▶ Short exercise: Transcribe every line from the top down to the line with "title = '信邦(3023) - 日K線之移動停損參考價格線'", both ends included, but not the pictures.
----
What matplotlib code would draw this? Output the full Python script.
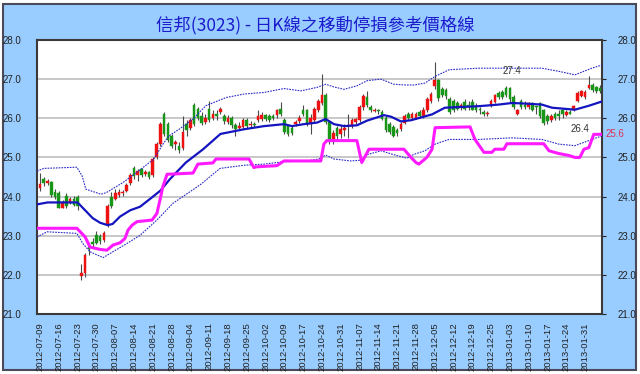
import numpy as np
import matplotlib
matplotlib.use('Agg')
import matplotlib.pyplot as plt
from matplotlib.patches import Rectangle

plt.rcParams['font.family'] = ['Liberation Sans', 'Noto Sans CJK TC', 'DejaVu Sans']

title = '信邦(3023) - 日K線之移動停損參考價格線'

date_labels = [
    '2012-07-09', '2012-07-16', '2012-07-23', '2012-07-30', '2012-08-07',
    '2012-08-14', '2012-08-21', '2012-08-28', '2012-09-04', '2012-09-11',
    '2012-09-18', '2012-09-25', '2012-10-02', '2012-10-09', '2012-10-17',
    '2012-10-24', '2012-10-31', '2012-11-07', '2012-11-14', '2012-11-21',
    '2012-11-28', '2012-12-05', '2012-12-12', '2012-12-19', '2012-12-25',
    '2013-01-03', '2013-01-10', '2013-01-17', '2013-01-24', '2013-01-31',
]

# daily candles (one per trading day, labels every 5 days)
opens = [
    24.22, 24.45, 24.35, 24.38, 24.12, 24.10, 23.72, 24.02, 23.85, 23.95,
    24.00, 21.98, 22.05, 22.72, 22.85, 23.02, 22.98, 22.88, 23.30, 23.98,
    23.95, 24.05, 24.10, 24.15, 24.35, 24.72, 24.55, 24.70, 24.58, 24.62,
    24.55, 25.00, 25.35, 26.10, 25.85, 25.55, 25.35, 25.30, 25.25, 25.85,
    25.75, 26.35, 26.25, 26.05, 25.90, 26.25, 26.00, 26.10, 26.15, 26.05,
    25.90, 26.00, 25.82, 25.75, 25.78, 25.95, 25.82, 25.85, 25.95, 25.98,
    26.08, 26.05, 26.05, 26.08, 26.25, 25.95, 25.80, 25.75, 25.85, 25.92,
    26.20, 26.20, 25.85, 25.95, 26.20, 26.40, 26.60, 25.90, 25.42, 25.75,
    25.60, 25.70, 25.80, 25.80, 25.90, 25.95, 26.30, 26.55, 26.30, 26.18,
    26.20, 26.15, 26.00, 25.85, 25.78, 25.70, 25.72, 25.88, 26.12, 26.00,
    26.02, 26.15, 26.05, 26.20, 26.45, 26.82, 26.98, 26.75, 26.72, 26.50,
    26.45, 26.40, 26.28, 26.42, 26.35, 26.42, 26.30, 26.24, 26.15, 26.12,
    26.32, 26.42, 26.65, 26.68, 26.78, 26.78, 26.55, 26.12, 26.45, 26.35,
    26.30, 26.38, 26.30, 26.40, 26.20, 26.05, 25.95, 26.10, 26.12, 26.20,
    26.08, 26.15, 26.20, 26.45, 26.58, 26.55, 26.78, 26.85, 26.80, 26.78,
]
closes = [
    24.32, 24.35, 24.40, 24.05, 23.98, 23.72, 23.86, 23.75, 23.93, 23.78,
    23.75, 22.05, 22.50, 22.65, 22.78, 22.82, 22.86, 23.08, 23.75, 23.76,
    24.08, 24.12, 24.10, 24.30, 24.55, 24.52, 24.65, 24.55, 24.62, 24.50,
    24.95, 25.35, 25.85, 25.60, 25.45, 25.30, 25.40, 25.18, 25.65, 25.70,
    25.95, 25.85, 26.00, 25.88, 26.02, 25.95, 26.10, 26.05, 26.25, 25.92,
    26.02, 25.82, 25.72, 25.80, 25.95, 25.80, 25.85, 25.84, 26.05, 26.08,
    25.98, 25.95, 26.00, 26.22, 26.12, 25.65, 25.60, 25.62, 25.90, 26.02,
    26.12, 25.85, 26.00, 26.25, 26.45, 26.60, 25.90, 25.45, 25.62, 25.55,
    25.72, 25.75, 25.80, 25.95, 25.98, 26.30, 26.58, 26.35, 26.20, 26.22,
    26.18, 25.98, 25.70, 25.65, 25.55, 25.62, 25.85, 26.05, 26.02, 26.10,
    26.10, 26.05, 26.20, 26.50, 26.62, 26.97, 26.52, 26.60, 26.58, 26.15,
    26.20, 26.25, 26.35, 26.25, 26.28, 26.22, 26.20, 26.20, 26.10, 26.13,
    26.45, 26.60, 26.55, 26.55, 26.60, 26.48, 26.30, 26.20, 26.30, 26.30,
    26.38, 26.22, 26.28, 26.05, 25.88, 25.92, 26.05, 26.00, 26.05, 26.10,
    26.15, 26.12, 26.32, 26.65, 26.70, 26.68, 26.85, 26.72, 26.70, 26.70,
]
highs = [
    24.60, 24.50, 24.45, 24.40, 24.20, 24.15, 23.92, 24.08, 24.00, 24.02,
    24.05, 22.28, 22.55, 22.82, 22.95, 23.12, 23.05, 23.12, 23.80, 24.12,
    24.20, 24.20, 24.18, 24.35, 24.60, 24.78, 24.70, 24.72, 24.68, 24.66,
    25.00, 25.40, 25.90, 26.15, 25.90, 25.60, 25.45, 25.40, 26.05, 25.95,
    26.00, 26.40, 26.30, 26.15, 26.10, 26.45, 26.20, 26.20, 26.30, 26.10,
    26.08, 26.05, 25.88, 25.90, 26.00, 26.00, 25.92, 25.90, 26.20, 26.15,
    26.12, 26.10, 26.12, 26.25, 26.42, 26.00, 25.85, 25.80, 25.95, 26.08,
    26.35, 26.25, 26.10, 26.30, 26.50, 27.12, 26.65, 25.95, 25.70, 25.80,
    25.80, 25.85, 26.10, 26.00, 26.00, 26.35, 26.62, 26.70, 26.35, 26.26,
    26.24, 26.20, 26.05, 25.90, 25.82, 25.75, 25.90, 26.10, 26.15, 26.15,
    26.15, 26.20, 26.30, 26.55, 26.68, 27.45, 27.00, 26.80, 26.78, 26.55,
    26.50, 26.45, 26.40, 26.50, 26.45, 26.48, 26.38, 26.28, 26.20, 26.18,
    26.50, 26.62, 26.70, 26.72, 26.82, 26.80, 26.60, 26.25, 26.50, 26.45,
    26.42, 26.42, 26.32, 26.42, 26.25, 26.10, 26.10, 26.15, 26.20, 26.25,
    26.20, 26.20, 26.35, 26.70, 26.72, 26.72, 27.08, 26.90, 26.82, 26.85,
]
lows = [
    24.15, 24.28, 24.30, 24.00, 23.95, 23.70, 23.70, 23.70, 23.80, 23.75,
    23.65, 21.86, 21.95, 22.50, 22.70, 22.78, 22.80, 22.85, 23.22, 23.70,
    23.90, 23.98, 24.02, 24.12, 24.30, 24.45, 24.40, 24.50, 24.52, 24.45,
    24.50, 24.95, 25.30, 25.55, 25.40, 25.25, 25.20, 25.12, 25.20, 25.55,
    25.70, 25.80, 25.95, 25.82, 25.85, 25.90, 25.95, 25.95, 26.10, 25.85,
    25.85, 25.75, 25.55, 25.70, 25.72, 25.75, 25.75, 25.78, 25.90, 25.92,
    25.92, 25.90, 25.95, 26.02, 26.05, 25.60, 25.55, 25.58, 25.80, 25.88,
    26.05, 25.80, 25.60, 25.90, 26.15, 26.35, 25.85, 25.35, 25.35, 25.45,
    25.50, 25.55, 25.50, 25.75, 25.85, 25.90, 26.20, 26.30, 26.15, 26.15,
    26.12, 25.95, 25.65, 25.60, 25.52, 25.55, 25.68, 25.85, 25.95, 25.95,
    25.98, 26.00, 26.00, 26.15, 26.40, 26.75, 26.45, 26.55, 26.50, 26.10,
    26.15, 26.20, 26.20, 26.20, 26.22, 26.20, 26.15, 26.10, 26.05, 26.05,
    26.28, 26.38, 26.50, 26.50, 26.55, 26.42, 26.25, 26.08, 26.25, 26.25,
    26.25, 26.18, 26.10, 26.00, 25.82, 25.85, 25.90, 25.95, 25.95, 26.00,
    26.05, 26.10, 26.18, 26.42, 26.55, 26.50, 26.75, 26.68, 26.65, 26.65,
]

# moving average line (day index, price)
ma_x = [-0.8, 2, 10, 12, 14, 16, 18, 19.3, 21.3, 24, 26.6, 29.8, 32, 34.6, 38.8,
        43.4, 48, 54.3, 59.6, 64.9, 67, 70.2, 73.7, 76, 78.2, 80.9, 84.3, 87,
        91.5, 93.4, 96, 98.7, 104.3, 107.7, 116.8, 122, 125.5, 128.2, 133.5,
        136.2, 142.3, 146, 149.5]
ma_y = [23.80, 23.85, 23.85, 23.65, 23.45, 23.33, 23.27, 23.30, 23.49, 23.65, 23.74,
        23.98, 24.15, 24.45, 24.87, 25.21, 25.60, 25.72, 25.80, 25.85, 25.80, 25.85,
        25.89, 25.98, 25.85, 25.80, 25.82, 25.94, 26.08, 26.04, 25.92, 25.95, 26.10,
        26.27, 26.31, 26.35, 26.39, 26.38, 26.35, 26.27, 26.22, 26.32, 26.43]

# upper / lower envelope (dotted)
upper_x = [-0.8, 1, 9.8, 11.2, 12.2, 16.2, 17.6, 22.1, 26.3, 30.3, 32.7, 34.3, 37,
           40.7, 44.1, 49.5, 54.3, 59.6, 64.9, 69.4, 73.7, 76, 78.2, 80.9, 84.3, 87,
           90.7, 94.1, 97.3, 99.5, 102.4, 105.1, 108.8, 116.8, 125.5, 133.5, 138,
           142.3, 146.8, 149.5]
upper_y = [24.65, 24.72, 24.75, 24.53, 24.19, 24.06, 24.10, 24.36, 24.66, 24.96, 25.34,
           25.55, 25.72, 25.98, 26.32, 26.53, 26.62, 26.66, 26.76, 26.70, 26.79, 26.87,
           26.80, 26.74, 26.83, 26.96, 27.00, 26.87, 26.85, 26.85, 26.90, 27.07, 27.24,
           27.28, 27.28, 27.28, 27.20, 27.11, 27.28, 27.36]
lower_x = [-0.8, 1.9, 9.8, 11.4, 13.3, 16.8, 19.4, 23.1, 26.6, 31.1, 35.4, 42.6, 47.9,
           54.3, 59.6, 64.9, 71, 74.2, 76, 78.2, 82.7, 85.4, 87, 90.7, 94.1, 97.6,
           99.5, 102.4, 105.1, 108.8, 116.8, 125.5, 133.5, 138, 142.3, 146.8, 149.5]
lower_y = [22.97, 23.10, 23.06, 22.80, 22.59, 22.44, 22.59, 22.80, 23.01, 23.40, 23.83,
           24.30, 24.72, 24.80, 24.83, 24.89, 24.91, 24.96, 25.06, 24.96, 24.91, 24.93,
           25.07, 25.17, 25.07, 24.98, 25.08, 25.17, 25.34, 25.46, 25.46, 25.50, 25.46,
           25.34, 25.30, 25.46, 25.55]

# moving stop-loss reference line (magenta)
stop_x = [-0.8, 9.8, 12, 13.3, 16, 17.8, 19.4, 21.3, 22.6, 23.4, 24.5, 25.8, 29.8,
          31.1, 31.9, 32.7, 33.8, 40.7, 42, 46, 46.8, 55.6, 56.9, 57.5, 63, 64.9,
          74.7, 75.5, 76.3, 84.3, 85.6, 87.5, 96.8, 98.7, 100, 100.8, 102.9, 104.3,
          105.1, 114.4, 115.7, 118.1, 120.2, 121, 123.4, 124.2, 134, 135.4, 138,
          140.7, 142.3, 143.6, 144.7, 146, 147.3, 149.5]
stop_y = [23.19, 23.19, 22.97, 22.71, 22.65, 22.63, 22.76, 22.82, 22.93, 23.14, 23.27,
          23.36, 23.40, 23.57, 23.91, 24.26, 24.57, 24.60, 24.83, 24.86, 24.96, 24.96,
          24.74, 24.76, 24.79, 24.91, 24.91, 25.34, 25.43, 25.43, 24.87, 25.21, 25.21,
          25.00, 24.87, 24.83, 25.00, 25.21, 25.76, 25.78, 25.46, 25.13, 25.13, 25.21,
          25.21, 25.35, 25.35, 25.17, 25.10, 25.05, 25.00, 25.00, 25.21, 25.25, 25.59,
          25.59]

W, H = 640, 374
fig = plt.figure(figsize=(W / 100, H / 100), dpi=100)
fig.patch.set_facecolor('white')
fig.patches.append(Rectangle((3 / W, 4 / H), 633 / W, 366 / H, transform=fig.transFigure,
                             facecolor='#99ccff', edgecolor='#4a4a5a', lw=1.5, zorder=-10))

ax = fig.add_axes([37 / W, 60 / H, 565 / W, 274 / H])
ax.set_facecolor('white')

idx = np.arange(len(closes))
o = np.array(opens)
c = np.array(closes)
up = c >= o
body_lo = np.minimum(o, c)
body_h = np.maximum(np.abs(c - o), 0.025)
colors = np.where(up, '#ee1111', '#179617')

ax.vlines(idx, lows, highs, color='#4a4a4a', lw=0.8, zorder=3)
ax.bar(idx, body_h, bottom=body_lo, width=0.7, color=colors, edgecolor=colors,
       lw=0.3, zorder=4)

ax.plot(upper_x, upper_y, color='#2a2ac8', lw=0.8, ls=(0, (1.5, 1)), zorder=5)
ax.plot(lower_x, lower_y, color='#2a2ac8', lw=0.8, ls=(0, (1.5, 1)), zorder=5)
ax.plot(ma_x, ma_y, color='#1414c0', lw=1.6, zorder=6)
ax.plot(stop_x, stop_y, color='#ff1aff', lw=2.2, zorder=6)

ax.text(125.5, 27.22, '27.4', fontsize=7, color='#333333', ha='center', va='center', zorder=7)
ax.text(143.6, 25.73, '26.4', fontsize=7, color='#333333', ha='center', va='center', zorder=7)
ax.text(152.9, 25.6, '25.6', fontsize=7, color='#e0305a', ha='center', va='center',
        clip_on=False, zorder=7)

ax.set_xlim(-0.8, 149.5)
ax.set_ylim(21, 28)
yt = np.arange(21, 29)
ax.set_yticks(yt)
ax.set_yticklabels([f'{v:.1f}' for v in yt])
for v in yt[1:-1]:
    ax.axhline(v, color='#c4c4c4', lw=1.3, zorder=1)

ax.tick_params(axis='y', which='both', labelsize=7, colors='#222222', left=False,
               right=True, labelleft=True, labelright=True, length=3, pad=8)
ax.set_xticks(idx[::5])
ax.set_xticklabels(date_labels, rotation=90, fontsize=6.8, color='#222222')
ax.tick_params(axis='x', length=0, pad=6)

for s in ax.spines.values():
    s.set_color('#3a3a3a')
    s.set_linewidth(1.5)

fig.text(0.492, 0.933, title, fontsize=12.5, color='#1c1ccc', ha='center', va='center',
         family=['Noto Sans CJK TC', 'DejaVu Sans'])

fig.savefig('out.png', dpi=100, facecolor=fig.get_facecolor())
----
▶ Exercise output:
What matplotlib code would draw this? Output the full Python script.
import numpy as np
import matplotlib
matplotlib.use('Agg')
import matplotlib.pyplot as plt
from matplotlib.patches import Rectangle

plt.rcParams['font.family'] = ['Liberation Sans', 'Noto Sans CJK TC', 'DejaVu Sans']

title = '信邦(3023) - 日K線之移動停損參考價格線'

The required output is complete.